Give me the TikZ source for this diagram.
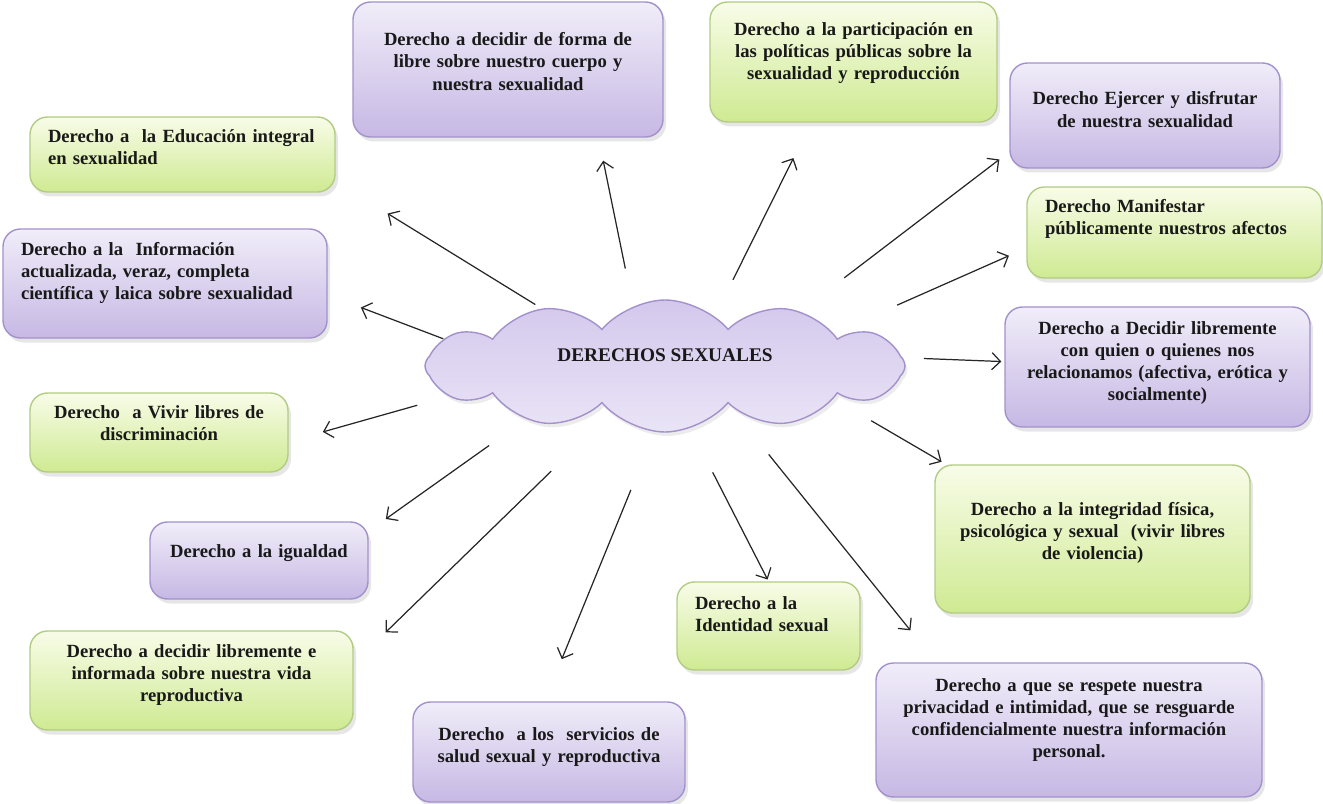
\documentclass[tikz,border=0pt]{standalone}
\usepackage{fontspec}
\setmainfont{Liberation Serif}
\usetikzlibrary{shapes.symbols,shadows,arrows.meta}
\definecolor{lilatop}{HTML}{F1EDF9}
\definecolor{lilabot}{HTML}{C6B8E4}
\definecolor{lilaline}{HTML}{A391CC}
\definecolor{verdetop}{HTML}{F8FCE8}
\definecolor{verdebot}{HTML}{CFEA92}
\definecolor{verdeline}{HTML}{B2CC84}
\definecolor{nubetop}{HTML}{D3C8EC}
\definecolor{nubebot}{HTML}{EAE4F7}
\tikzset{lift/.style={execute at end node={\par\kern#1}}}

\begin{document}
\begin{tikzpicture}
\tikzstyle{caja}=[rectangle, rounded corners=10pt, line width=0.8pt,
inner xsep=0.36cm, inner ysep=0pt, text=black!90,
font=\bfseries\fontsize{10.6}{12.6}\selectfont,
drop shadow={shadow xshift=0.6mm, shadow yshift=-0.9mm, opacity=0.2}]
\tikzstyle{lila}=[caja, draw=lilaline, top color=lilatop, bottom color=lilabot]
\tikzstyle{verde}=[caja, draw=verdeline, top color=verdetop, bottom color=verdebot]
\tikzstyle{flecha}=[-{Straight Barb[length=1.7mm,width=3.4mm]}, line width=0.7pt, black!85]

\useasboundingbox (0,0) rectangle (26.46,-16.08);

\node[cloud, cloud puffs=12, cloud puff arc=100, aspect=3.6,
minimum width=9.6cm, minimum height=2.64cm, inner sep=0pt,
draw=lilaline, line width=0.8pt, top color=nubetop, bottom color=nubebot,
drop shadow={shadow xshift=0.5mm, shadow yshift=-0.8mm, opacity=0.15},
text depth=0.44cm, text=black!90, font=\bfseries\fontsize{11}{13}\selectfont]
at (13.30,-7.32) (nube) {DERECHOS SEXUALES};

\node[verde, align=left, text width=5.38cm, minimum height=1.50cm, lift=0.28cm] at (3.65,-3.09) (edu)
{Derecho a~ la Educación integral\\ en sexualidad};
\node[lila, align=left, text width=5.76cm, minimum height=2.18cm, lift=0.42cm] at (3.30,-5.67) (info)
{Derecho a la~ Información\\ actualizada, veraz, completa\\ científica y laica sobre sexualidad};
\node[verde, align=center, text width=4.44cm, minimum height=1.58cm, lift=0.38cm] at (3.18,-8.65) (vivir)
{Derecho~ a Vivir libres de\\ discriminación};
\node[lila, align=center, text width=3.64cm, minimum height=1.54cm, lift=0.30cm] at (5.18,-11.21) (igual)
{Derecho a la igualdad};
\node[verde, align=center, text width=5.74cm, minimum height=1.98cm, lift=0.22cm] at (3.83,-13.61) (repro)
{Derecho a decidir libremente e\\ informada sobre nuestra vida\\ reproductiva};
\node[lila, align=center, text width=4.72cm, minimum height=2.00cm, lift=0.20cm] at (10.98,-15.04) (serv)
{Derecho~ a los~ servicios de\\ salud sexual y reproductiva};
\node[verde, align=left, text width=2.94cm, minimum height=1.76cm, lift=0.46cm] at (15.37,-12.52) (iden)
{Derecho a la\\ Identidad sexual};
\node[lila, align=center, text width=7.00cm, minimum height=2.68cm, lift=0.40cm] at (21.38,-14.60) (priv)
{Derecho a que se respete nuestra\\ privacidad e intimidad, que se resguarde\\ confidencialmente nuestra información\\ personal.};
\node[verde, align=center, text width=5.58cm, minimum height=2.96cm, lift=0.24cm] at (21.85,-10.78) (integ)
{Derecho a la integridad física,\\ psicológica y sexual~ (vivir libres\\ de violencia)};
\node[lila, align=center, text width=5.38cm, minimum height=2.40cm, lift=0.16cm] at (23.15,-7.34) (rel)
{Derecho a Decidir libremente\\ con quien o quienes nos\\ relacionamos (afectiva, erótica y\\ socialmente)};
\node[verde, align=left, text width=5.18cm, minimum height=1.82cm, lift=0.54cm] at (23.49,-4.65) (mani)
{Derecho Manifestar\\ públicamente nuestros afectos};
\node[lila, align=center, text width=4.68cm, minimum height=2.10cm, lift=0.24cm] at (22.90,-2.31) (ejer)
{Derecho Ejercer y disfrutar\\ de nuestra sexualidad};
\node[verde, align=center, text width=5.02cm, minimum height=2.40cm, lift=0.36cm] at (17.07,-1.24) (part)
{Derecho a la participación en\\ las políticas públicas sobre la\\ sexualidad y reproducción};
\node[lila, align=center, text width=5.48cm, minimum height=2.70cm, lift=0.32cm] at (10.16,-1.39) (dec)
{Derecho a decidir de forma de\\ libre sobre nuestro cuerpo y\\ nuestra sexualidad};

\path[flecha] (nube.155) edge[shorten <=0.15cm, shorten >=1.22cm] (edu.-10) ;
\path[flecha] (nube.173) edge[shorten >=0.71cm] (info.-4) ;
\path[flecha] (nube.118) edge[shorten <=0.76cm, shorten >=0.47cm] (dec.-37) ;
\path[flecha] (nube.45) edge[shorten <=0.81cm, shorten >=0.79cm] (part.-125) ;
\path[flecha] (nube.22) edge[shorten <=1.1cm, shorten >=0.25cm] (ejer.-165) ;
\path[flecha] (nube.11) edge[shorten <=1.39cm, shorten >=0.38cm] (mani.-174) ;
\path[flecha] (nube.2) edge[shorten <=0.42cm, shorten >=0.06cm] (rel.178) ;
\path[flecha] (nube.-11) edge[shorten <=0.87cm, shorten >=0.1cm] (integ.153) ;
\path[flecha] (nube.-31) edge[shorten <=1.30cm, shorten >=0.82cm] (priv.153) ;
\path[flecha] (nube.-68) edge[shorten <=0.98cm, shorten >=0.04cm] (iden.north) ;
\path[flecha] (nube.-99) edge[shorten <=1.25cm, shorten >=0.91cm] (serv.95) ;
\path[flecha] (nube.-139) edge[shorten <=1.67cm, shorten >=0.89cm] (repro.6) ;
\path[flecha] (nube.-159) edge[shorten <=0.9cm, shorten >=0.42cm] (igual.15) ;
\path[flecha] (nube.-172) edge[shorten <=0.65cm, shorten >=0.71cm] (vivir.-4) ;

\end{tikzpicture}
\end{document}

--------------------

» **Given instruction**
Copy the data word for word. Pictures do not go in the copy.

» **Solved exercise**
Give me the TikZ source for this diagram.
\documentclass[tikz,border=0pt]{standalone}
\usepackage{fontspec}
\setmainfont{Liberation Serif}
\usetikzlibrary{shapes.symbols,shadows,arrows.meta}
\definecolor{lilatop}{HTML}{F1EDF9}
\definecolor{lilabot}{HTML}{C6B8E4}
\definecolor{lilaline}{HTML}{A391CC}
\definecolor{verdetop}{HTML}{F8FCE8}
\definecolor{verdebot}{HTML}{CFEA92}
\definecolor{verdeline}{HTML}{B2CC84}
\definecolor{nubetop}{HTML}{D3C8EC}
\definecolor{nubebot}{HTML}{EAE4F7}
\tikzset{lift/.style={execute at end node={\par\kern#1}}}

\begin{document}
\begin{tikzpicture}
\tikzstyle{caja}=[rectangle, rounded corners=10pt, line width=0.8pt,
inner xsep=0.36cm, inner ysep=0pt, text=black!90,
font=\bfseries\fontsize{10.6}{12.6}\selectfont,
drop shadow={shadow xshift=0.6mm, shadow yshift=-0.9mm, opacity=0.2}]
\tikzstyle{lila}=[caja, draw=lilaline, top color=lilatop, bottom color=lilabot]
\tikzstyle{verde}=[caja, draw=verdeline, top color=verdetop, bottom color=verdebot]
\tikzstyle{flecha}=[-{Straight Barb[length=1.7mm,width=3.4mm]}, line width=0.7pt, black!85]

\useasboundingbox (0,0) rectangle (26.46,-16.08);

\node[cloud, cloud puffs=12, cloud puff arc=100, aspect=3.6,
minimum width=9.6cm, minimum height=2.64cm, inner sep=0pt,
draw=lilaline, line width=0.8pt, top color=nubetop, bottom color=nubebot,
drop shadow={shadow xshift=0.5mm, shadow yshift=-0.8mm, opacity=0.15},
text depth=0.44cm, text=black!90, font=\bfseries\fontsize{11}{13}\selectfont]
at (13.30,-7.32) (nube) {DERECHOS SEXUALES};

\node[verde, align=left, text width=5.38cm, minimum height=1.50cm, lift=0.28cm] at (3.65,-3.09) (edu)
{Derecho a~ la Educación integral\\ en sexualidad};
\node[lila, align=left, text width=5.76cm, minimum height=2.18cm, lift=0.42cm] at (3.30,-5.67) (info)
{Derecho a la~ Información\\ actualizada, veraz, completa\\ científica y laica sobre sexualidad};
\node[verde, align=center, text width=4.44cm, minimum height=1.58cm, lift=0.38cm] at (3.18,-8.65) (vivir)
{Derecho~ a Vivir libres de\\ discriminación};
\node[lila, align=center, text width=3.64cm, minimum height=1.54cm, lift=0.30cm] at (5.18,-11.21) (igual)
{Derecho a la igualdad};
\node[verde, align=center, text width=5.74cm, minimum height=1.98cm, lift=0.22cm] at (3.83,-13.61) (repro)
{Derecho a decidir libremente e\\ informada sobre nuestra vida\\ reproductiva};
\node[lila, align=center, text width=4.72cm, minimum height=2.00cm, lift=0.20cm] at (10.98,-15.04) (serv)
{Derecho~ a los~ servicios de\\ salud sexual y reproductiva};
\node[verde, align=left, text width=2.94cm, minimum height=1.76cm, lift=0.46cm] at (15.37,-12.52) (iden)
{Derecho a la\\ Identidad sexual};
\node[lila, align=center, text width=7.00cm, minimum height=2.68cm, lift=0.40cm] at (21.38,-14.60) (priv)
{Derecho a que se respete nuestra\\ privacidad e intimidad, que se resguarde\\ confidencialmente nuestra información\\ personal.};
\node[verde, align=center, text width=5.58cm, minimum height=2.96cm, lift=0.24cm] at (21.85,-10.78) (integ)
{Derecho a la integridad física,\\ psicológica y sexual~ (vivir libres\\ de violencia)};
\node[lila, align=center, text width=5.38cm, minimum height=2.40cm, lift=0.16cm] at (23.15,-7.34) (rel)
{Derecho a Decidir libremente\\ con quien o quienes nos\\ relacionamos (afectiva, erótica y\\ socialmente)};
\node[verde, align=left, text width=5.18cm, minimum height=1.82cm, lift=0.54cm] at (23.49,-4.65) (mani)
{Derecho Manifestar\\ públicamente nuestros afectos};
\node[lila, align=center, text width=4.68cm, minimum height=2.10cm, lift=0.24cm] at (22.90,-2.31) (ejer)
{Derecho Ejercer y disfrutar\\ de nuestra sexualidad};
\node[verde, align=center, text width=5.02cm, minimum height=2.40cm, lift=0.36cm] at (17.07,-1.24) (part)
{Derecho a la participación en\\ las políticas públicas sobre la\\ sexualidad y reproducción};
\node[lila, align=center, text width=5.48cm, minimum height=2.70cm, lift=0.32cm] at (10.16,-1.39) (dec)
{Derecho a decidir de forma de\\ libre sobre nuestro cuerpo y\\ nuestra sexualidad};

\path[flecha] (nube.155) edge[shorten <=0.15cm, shorten >=1.22cm] (edu.-10) ;
\path[flecha] (nube.173) edge[shorten >=0.71cm] (info.-4) ;
\path[flecha] (nube.118) edge[shorten <=0.76cm, shorten >=0.47cm] (dec.-37) ;
\path[flecha] (nube.45) edge[shorten <=0.81cm, shorten >=0.79cm] (part.-125) ;
\path[flecha] (nube.22) edge[shorten <=1.1cm, shorten >=0.25cm] (ejer.-165) ;
\path[flecha] (nube.11) edge[shorten <=1.39cm, shorten >=0.38cm] (mani.-174) ;
\path[flecha] (nube.2) edge[shorten <=0.42cm, shorten >=0.06cm] (rel.178) ;
\path[flecha] (nube.-11) edge[shorten <=0.87cm, shorten >=0.1cm] (integ.153) ;
\path[flecha] (nube.-31) edge[shorten <=1.30cm, shorten >=0.82cm] (priv.153) ;
\path[flecha] (nube.-68) edge[shorten <=0.98cm, shorten >=0.04cm] (iden.north) ;
\path[flecha] (nube.-99) edge[shorten <=1.25cm, shorten >=0.91cm] (serv.95) ;
\path[flecha] (nube.-139) edge[shorten <=1.67cm, shorten >=0.89cm] (repro.6) ;
\path[flecha] (nube.-159) edge[shorten <=0.9cm, shorten >=0.42cm] (igual.15) ;
\path[flecha] (nube.-172) edge[shorten <=0.65cm, shorten >=0.71cm] (vivir.-4) ;

\end{tikzpicture}
\end{document}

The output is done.